Friday, July 30, 1998
By Charles E Beggs
Associated Press Writer
Salem (AP)
Barbara Casali-Mingus said finding her natural mother turned out to be a matter of life or death.
Casali Mingus, of Corvallis, was adopted in what she terms the "Gray Market" era of the l940's and 50's when arrangements and record keeping were a bit casual.
Her adopted uncle was her biological mother's doctor but for years he wouldn't disclose anything about her natural parents. Finally, years of card-playing between her adopted brother and the doctor persuaded the physician to give out the name.
Casali-Mingus found her grandmother, living in the same town. And then she found her birth mother in the late 1070's.
The encounter was amiable, but she also discovered her mother was dying of cancer. Her mother admonished her daughter, then 31, to be checked for the disease.

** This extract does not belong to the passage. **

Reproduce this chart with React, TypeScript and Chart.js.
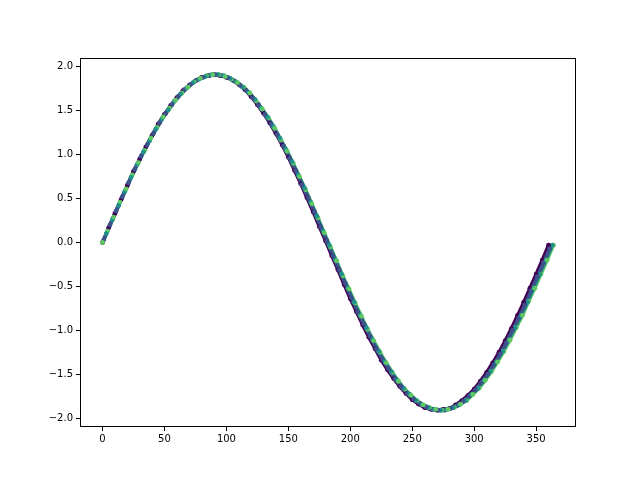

"I told her I had been checked in the last year," Casali-Mingus said. "She says that didn't matter, to get checked anyway. I did and I had cervical cancer. I had an operation and have recovered. "She saved my live," Casali Mingus said. "Everybody has a right to their medical records."
Casali Mingus is among hundreds of adoptees trying to persuade Oregon voters to pass an initiative measure to open adoption records. The proposal qualified for the November ballot as Measure 58. It says adoptees are entitled to get their original birth certificates when they turn 21.
Most states close off adoption records. Only Alaska and Kansas grant access to original birth certificates; two others give qualified access.
Berry Price of Albany has spent nine years going to court and hounding state children's service agencies to learn the identities of his natural parents.
He believes he has a right to the information. "I have no desire to embarrass or interfere with my birth mother's life, He said. "Even though my mother made the right decisions in many ways, she still owes, and I hate to use the word owes, but owes her child that background and medical history and so forth.
Some critics of the initiative measure say it's disputable that there's a legal obligation.
"I think a lot of people are changing the rules of the game." said Catherine Dexter, a Portland Attorney who handles adoptions. "Proponents will say this is a civil rights issue. They claim a right under the Constitution to have their original birth record," she said. But she contends people "don't have an absoloute right to information about our ancestors. I think they have an equal right to privacy." Dexter said the reason she's against the ballot measure is that it would apply the requirement retroactively.
Evelyn Lamb of the Boys and Girls Aid Society in Portland has the same concern.
"There's nothing addressing past promises,", she said, adding that the organization will give information but not take a position on whether the measure should pass.
The society has operated for 113 years and conducted business in confidence, she said, including adoption placements and searches for birth parents.